En este nuevo mundo que parecía salido de un cómic, las capas rojas ya no las usaban los superhéroes, ahora un trapo de ese color significaba pobreza y necesidad. Los papeles se invirtieron, ya este color no flameaba en las espaldas de quienes salvaban el mundo, ahora se encontraban en ventanas de familias con hambre. En medio de la pandemia en varias zonas de Bogotá, hacían parte del paisaje.
Jesith, en medio de su trabajo, debía visitar estos difíciles sitios, donde este símbolo protagonizaba las calles. Lugares lejanos, donde ni los carros, ni el Estado, ni la imaginación alcanzaban a llegar.
Caminó por esos barrios, por esas calles llenas de la estigmatización de una sociedad que juzga. El miedo también lo atacó, gotas de sudor caían sobre su cara, sus gafas se empañaban. Estaba solo, de espaldas. Su celular debajo de su traje, no tenía forma de comunicarse con nadie. Solo eran él y personas desconocidas en una zona con fama de ser peligrosa. Los minutos parecían horas y las horas, días.
Duró allí más de tres horas realizando pruebas, ya no tenía miedo de que le hicieran daño, también era arriesgado durar más de quince minutos en un recinto cerrado. Finalmente, después de realizar las pruebas en este lugar, de forma sorpresiva para Jesith, una familia le ofreció comida como muestra de agradecimiento; en ese justo momento se dio cuenta de quiénes eran los que conformaban esa familia, más allá de una apariencia. Las circunstancias lo llevaron otra vez a esta casa humilde, pero esta vez sin juicios de valor, los vio de una forma distinta.
En medio de lágrimas que bordean sus ojos y con voz entrecortada, Jesith recordó esos momentos donde enjuició injustamente a familias por su apariencia o la zona en la que habitaban. “Debemos darnos la oportunidad de conocer a otras personas, sin pensar mal”, dijo el doctor a modo de reflexión.
“No expongo más mi vida sabiendo que la gente no valora el esfuerzo”
Fue el pensamiento que le llegó a su cabeza aquel 19 de junio, el día sin IVA. Un día en el que cientos de personas, en contra de cualquier recomendación, salieron a hacer filas y a aglomerarse, sin distanciamiento social, para realizar compras de elementos no esenciales (electrodomésticos, en su mayoría) dejando de lado la coyuntura y olvidando lo que venían realizando los médicos durante meses. Jesith, ese mismo día, después de levantarse a ver noticias y el celular, decidió renunciar a su trabajo. Fue un detonante para este héroe que no aguantó más.

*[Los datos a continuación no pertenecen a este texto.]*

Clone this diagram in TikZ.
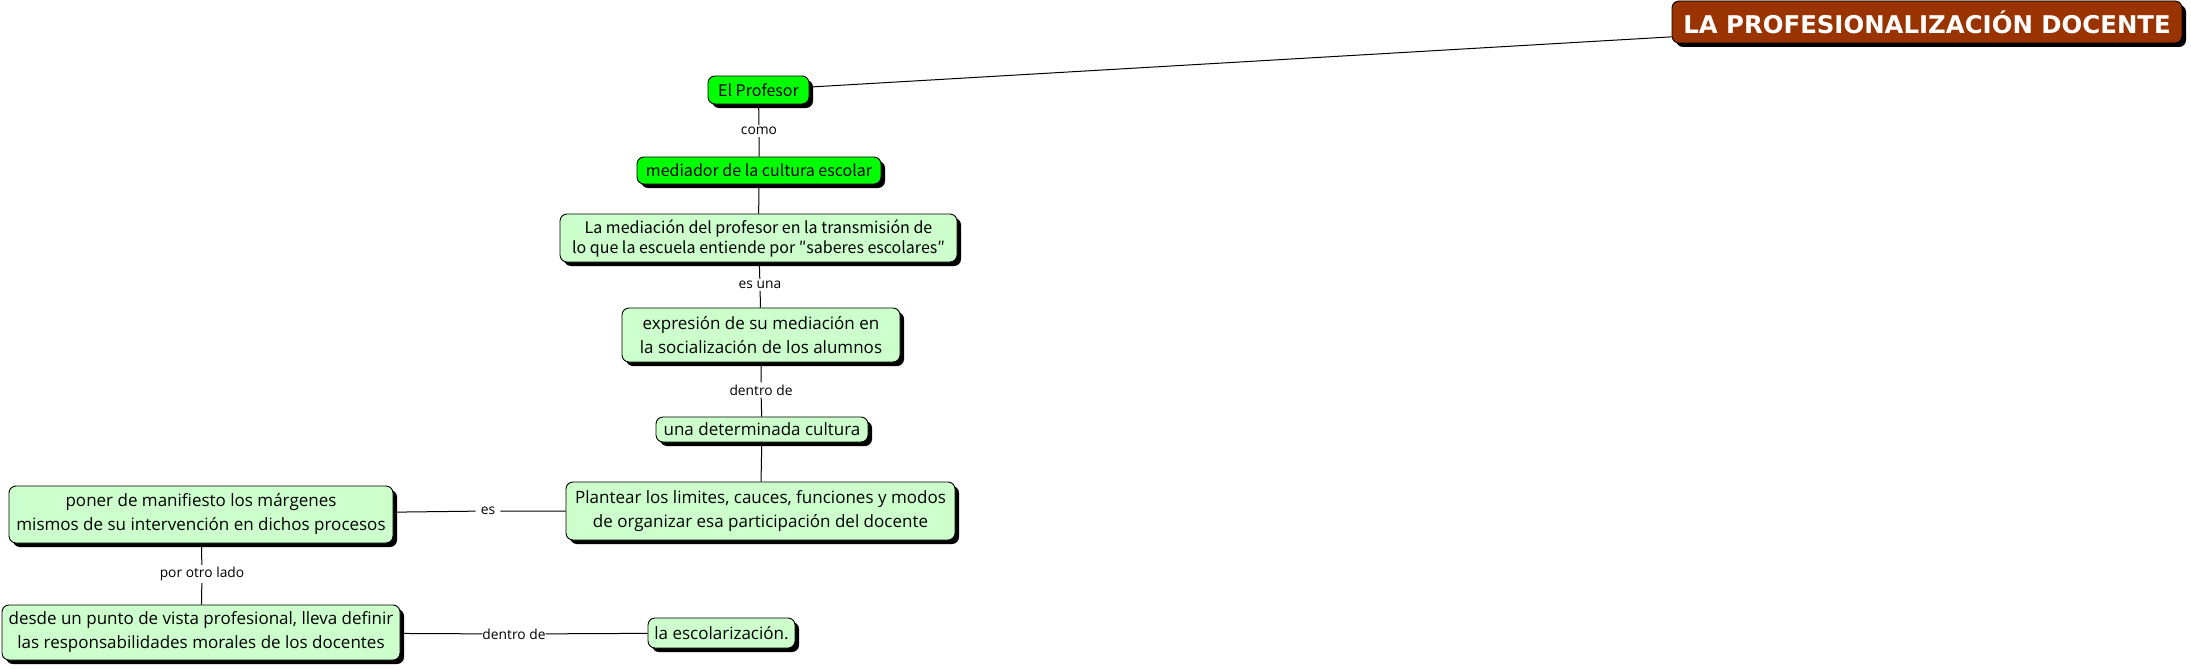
\documentclass[tikz,border=0pt]{standalone}
\usepackage{fontspec}
\setmainfont{Open Sans}
\newfontfamily\gothic{Noto Sans CJK JP}
\newfontfamily\titlefont{DejaVu Sans}
\usetikzlibrary{shadows}
\definecolor{titlebrown}{HTML}{993300}
\definecolor{brightgreen}{HTML}{00FF00}
\definecolor{palegreen}{HTML}{CCFFCC}
\tikzset{
  concept/.style={draw=black, line width=0.9pt, rounded corners=7pt, align=center, inner sep=0pt,
    drop shadow={shadow xshift=4pt, shadow yshift=-4pt, fill=black, opacity=1}},
  pale/.style={concept, fill=palegreen, font=\fontsize{17}{24}\selectfont},
  palegoth/.style={concept, fill=palegreen, font=\gothic\fontsize{16}{20}\selectfont},
  bright/.style={concept, fill=brightgreen, font=\gothic\fontsize{16}{20}\selectfont},
  titlebox/.style={concept, fill=titlebrown, text=white, font=\titlefont\bfseries\fontsize{24.4}{28}\selectfont},
  linklabel/.style={fill=white, inner sep=2pt, font=\fontsize{13.8}{16}\selectfont},
  conn/.style={draw=black, line width=1pt}
}
\begin{document}
\begin{tikzpicture}[x=1pt,y=-1pt]
\useasboundingbox (0,0) rectangle (2191,669);
\node[titlebox, minimum width=510pt, minimum height=42pt] (title) at (1927,22) {LA PROFESIONALIZACIÓN DOCENTE};
\node[bright, minimum width=101pt, minimum height=28pt] (prof) at (758.5,90) {El Profesor};
\node[bright, minimum width=244pt, minimum height=27pt] (med) at (759,170.5) {mediador de la cultura escolar};
\node[palegoth, minimum width=397pt, minimum height=48pt] (lamed) at (758.5,238) {La mediación del profesor en la transmisión de\\lo que la escuela entiende por ″saberes escolares″};
\node[pale, minimum width=278pt, minimum height=54pt] (expr) at (761,335) {expresión de su mediación en\\la socialización de los alumnos};
\node[pale, minimum width=212pt, minimum height=25pt] (una) at (762,429.5) {una determinada cultura};
\node[pale, minimum width=389pt, minimum height=58pt] (plan) at (760.5,511) {Plantear los limites, cauces, funciones y modos\\de organizar esa participación del docente};
\node[pale, minimum width=384pt, minimum height=57pt] (poner) at (201,514.5) {poner de manifiesto los márgenes\\mismos de su intervención en dichos procesos};
\node[pale, minimum width=398pt, minimum height=55pt] (desde) at (201,632.5) {desde un punto de vista profesional, lleva definir\\las responsabilidades morales de los docentes};
\node[pale, minimum width=147pt, minimum height=30pt] (escol) at (721.5,633) {la escolarización.};

\node[linklabel] (l1) at (759,131) {como};
\node[linklabel] (l2) at (760,285) {es una};
\node[linklabel] (l3) at (761,390) {dentro de};
\node[linklabel, inner xsep=5pt] (l4) at (488,511) {es};
\node[linklabel] (l5) at (202,574) {por otro lado};
\node[linklabel, inner xsep=0pt] (l6) at (514,634) {dentro de};

\draw[conn] (prof) -- (title);
\draw[conn] (prof) -- (l1) -- (med);
\draw[conn] (med) -- (lamed);
\draw[conn] (lamed) -- (l2) -- (expr);
\draw[conn] (expr) -- (l3) -- (una);
\draw[conn] (una) -- (plan);
\draw[conn] (plan) -- (l4) -- (poner);
\draw[conn] (poner) -- (l5) -- (desde);
\draw[conn] (desde) -- (l6) -- (escol);
\end{tikzpicture}
\end{document}
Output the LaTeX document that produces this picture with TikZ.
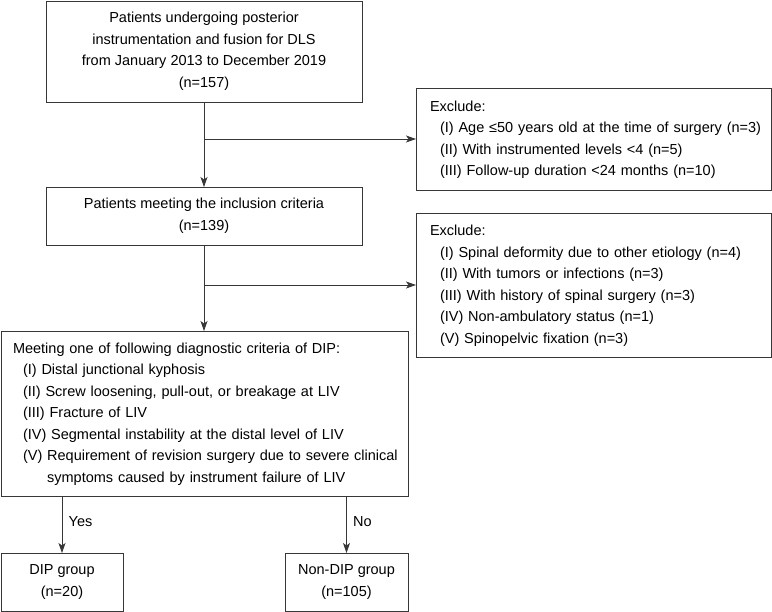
\documentclass[tikz,border=0pt]{standalone}
\usepackage{fontspec}
\setmainfont{Liberation Sans}
\usepackage{xcolor}
\definecolor{mygray}{RGB}{55,55,55}
\usetikzlibrary{arrows.meta}

\begin{document}
\begin{tikzpicture}[x=1pt,y=-1pt,line width=0.8pt,font=\fontsize{14.5}{21.5}\selectfont]
	\tikzstyle{kuang}=[draw=mygray,inner sep=0pt,outer sep=0pt,align=center];
	\tikzstyle{zuo}=[draw=mygray,inner xsep=14pt,inner ysep=0pt,outer sep=0pt,align=left];
	\tikzstyle{jian}=[draw=mygray,-{Stealth[length=10pt,width=7pt,inset=2.5pt]}];
	\useasboundingbox (0,0) rectangle (772,612);
	\node[kuang,minimum width=316,minimum height=101] (all) at (204,51.5)
		{Patients undergoing posterior\\instrumentation and fusion for DLS\\from January 2013 to December 2019\\(n=157)};
	\node[zuo,text width=327pt,minimum height=102] (excl1) at (593.5,139)
		{\begin{tabular}{@{}l@{}}
		Exclude:\\
		\hspace*{10pt}(I) Age ≤50 years old at the time of surgery (n=3)\\
		\hspace*{10pt}(II) With instrumented levels <4 (n=5)\\
		\hspace*{10pt}(III) Follow-up duration <24 months (n=10)
		\end{tabular}};
	\node[kuang,minimum width=316,minimum height=58] (incl) at (204,216)
		{Patients meeting the inclusion criteria\\(n=139)};
	\node[zuo,text width=327pt,minimum height=144] (excl2) at (593.5,285)
		{\begin{tabular}{@{}l@{}}
		Exclude:\\
		\hspace*{10pt}(I) Spinal deformity due to other etiology (n=4)\\
		\hspace*{10pt}(II) With tumors or infections (n=3)\\
		\hspace*{10pt}(III) With history of spinal surgery (n=3)\\
		\hspace*{10pt}(IV) Non-ambulatory status (n=1)\\
		\hspace*{10pt}(V) Spinopelvic fixation (n=3)
		\end{tabular}};
	\node[zuo,inner xsep=12pt,text width=383pt,minimum height=165] (dip) at (204.5,413.5)
		{\begin{tabular}{@{}l@{}}
		Meeting one of following diagnostic criteria of DIP:\\
		\hspace*{10pt}(I) Distal junctional kyphosis\\
		\hspace*{10pt}(II) Screw loosening, pull-out, or breakage at LIV\\
		\hspace*{10pt}(III) Fracture of LIV\\
		\hspace*{10pt}(IV) Segmental instability at the distal level of LIV\\
		\hspace*{10pt}(V) Requirement of revision surgery due to severe clinical\\
		\hspace*{10pt}\phantom{(V)\ }symptoms caused by instrument failure of LIV
		\end{tabular}};
	\node[kuang,minimum width=122,minimum height=58] (dipg) at (62,582)
		{DIP group\\(n=20)};
	\node[kuang,minimum width=123,minimum height=58] (nondip) at (346.5,582)
		{Non-DIP group\\(n=105)};
	\coordinate (fen1) at (all.south |- excl1.west);
	\coordinate (fen2) at (incl.south |- excl2.west);
	\draw[jian] (all) -- (incl);
	\draw[jian] (fen1) -- (excl1.west);
	\draw[jian] (incl) -- (incl |- dip.north);
	\draw[jian] (fen2) -- (excl2.west);
	\draw[jian] (dipg.north |- dip.south) -- node[right,xshift=3pt,pos=0.45]{Yes} (dipg.north);
	\draw[jian] (nondip.north |- dip.south) -- node[right,xshift=3pt,pos=0.45]{No} (nondip.north);
\end{tikzpicture}
\end{document}
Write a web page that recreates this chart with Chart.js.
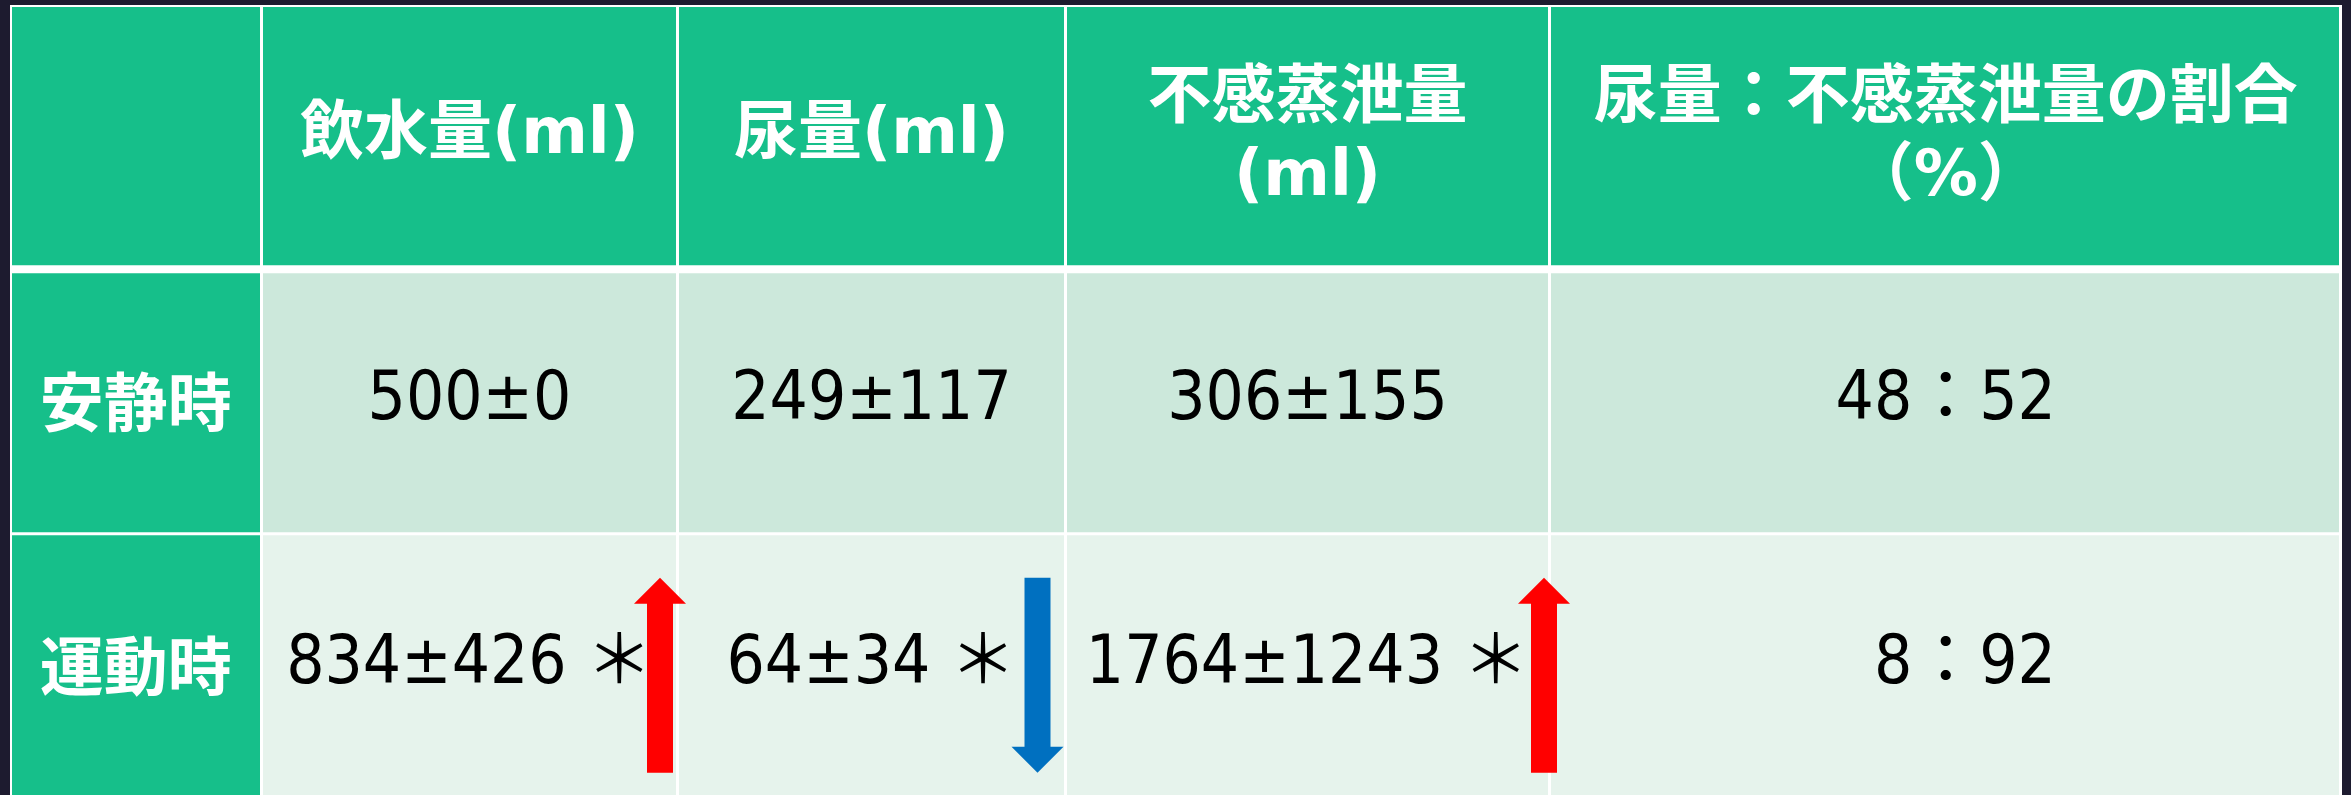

Después de mes y medio de trabajo arduo, corriendo riesgos, sacrificando tiempo con su familia para salvar vidas de otros, en un arrebato de indignación, él analizó el riesgo: “No expongo más mi vida sabiendo que la gente no valora el esfuerzo”. Un esfuerzo que al parecer fue en vano. El riesgo de infectarse, de infectar a su familia, no era valorado por quienes creyeron que esto era un chiste, uno de mal gusto. No le veía sentido a seguir luchando por una causa que la gente no tomaba en serio.
Dejó el trabajo con la IPS, pero el fantasma de una crisis económica volvió a rondar en la cabeza de Jesith. Por ello, realizó de nuevo pruebas rápidas de forma particular, un gran héroe que no quería parar de ayudar, ni un fin de semana, mucho menos, un festivo.
Recorre Bogotá de norte a sur, de oriente a occidente. Lleva puesto el mismo traje y, en su cabeza, la misma misión: salvar vidas. Un superhéroe sin capa, pero con tapabocas; sin escudo, pero con piyama quirúrgica; sin armas pero con hisopos. Allí sigue firme en la primera línea de combate contra ese enemigo que no dispara, pero mata.